Data provided start
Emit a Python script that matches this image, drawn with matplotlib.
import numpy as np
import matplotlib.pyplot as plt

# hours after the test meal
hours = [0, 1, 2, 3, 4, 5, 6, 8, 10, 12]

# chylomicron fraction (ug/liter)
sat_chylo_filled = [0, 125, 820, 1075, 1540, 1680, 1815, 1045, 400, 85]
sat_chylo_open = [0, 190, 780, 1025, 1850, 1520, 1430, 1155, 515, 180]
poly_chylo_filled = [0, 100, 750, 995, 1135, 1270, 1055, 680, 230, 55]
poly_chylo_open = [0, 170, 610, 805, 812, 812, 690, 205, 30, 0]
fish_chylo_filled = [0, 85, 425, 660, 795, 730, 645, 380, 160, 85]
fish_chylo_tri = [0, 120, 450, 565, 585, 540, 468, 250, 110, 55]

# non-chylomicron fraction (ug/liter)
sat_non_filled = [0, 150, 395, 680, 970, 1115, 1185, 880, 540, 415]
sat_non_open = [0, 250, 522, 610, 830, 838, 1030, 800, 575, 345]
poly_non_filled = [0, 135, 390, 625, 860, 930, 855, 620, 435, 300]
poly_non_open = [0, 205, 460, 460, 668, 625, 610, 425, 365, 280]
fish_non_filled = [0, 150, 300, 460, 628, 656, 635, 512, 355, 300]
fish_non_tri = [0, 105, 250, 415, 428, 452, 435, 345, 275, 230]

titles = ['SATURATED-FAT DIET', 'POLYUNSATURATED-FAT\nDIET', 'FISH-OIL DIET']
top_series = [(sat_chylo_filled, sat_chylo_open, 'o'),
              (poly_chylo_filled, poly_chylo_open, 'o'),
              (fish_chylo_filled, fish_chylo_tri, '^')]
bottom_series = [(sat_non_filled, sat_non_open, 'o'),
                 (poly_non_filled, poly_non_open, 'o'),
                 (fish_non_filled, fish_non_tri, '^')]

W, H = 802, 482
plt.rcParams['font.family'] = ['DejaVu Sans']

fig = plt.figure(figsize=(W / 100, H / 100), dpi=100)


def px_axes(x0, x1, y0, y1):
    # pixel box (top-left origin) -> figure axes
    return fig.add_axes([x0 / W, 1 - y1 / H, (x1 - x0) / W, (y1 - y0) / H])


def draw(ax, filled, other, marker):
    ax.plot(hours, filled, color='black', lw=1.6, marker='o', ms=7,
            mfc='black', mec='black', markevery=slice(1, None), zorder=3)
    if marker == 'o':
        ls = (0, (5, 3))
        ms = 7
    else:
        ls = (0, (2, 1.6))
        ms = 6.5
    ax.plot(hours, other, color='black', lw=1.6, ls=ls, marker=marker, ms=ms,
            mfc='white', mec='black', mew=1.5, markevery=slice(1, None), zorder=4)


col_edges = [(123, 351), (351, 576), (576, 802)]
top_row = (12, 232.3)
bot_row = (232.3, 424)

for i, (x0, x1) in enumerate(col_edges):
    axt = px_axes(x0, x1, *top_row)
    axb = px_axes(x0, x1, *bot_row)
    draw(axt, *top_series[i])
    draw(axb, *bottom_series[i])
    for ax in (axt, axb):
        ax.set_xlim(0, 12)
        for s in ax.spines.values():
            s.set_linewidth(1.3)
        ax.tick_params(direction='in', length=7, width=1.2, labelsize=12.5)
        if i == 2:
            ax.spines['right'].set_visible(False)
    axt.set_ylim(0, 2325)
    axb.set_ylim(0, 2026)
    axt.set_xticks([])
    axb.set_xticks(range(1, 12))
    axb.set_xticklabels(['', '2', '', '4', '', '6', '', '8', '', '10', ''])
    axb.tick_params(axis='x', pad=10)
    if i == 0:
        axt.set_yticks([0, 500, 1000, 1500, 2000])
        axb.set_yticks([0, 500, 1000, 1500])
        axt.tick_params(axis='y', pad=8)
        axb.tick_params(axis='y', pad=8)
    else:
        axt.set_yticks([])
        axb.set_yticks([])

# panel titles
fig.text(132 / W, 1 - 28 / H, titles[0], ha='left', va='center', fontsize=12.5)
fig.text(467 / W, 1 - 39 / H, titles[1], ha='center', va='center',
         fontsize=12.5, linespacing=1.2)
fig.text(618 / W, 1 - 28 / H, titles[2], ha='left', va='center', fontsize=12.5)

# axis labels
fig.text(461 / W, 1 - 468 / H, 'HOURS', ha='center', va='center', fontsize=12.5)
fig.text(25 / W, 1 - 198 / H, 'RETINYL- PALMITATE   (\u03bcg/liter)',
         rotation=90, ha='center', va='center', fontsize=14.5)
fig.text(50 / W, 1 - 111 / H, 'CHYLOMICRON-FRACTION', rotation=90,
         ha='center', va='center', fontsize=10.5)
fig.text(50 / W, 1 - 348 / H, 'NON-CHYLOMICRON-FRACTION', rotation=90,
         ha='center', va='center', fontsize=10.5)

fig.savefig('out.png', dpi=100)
Data provided end
Task requirements:
Count the lines above that contain the word "matplotlib". Give only the number.

Written answer:
2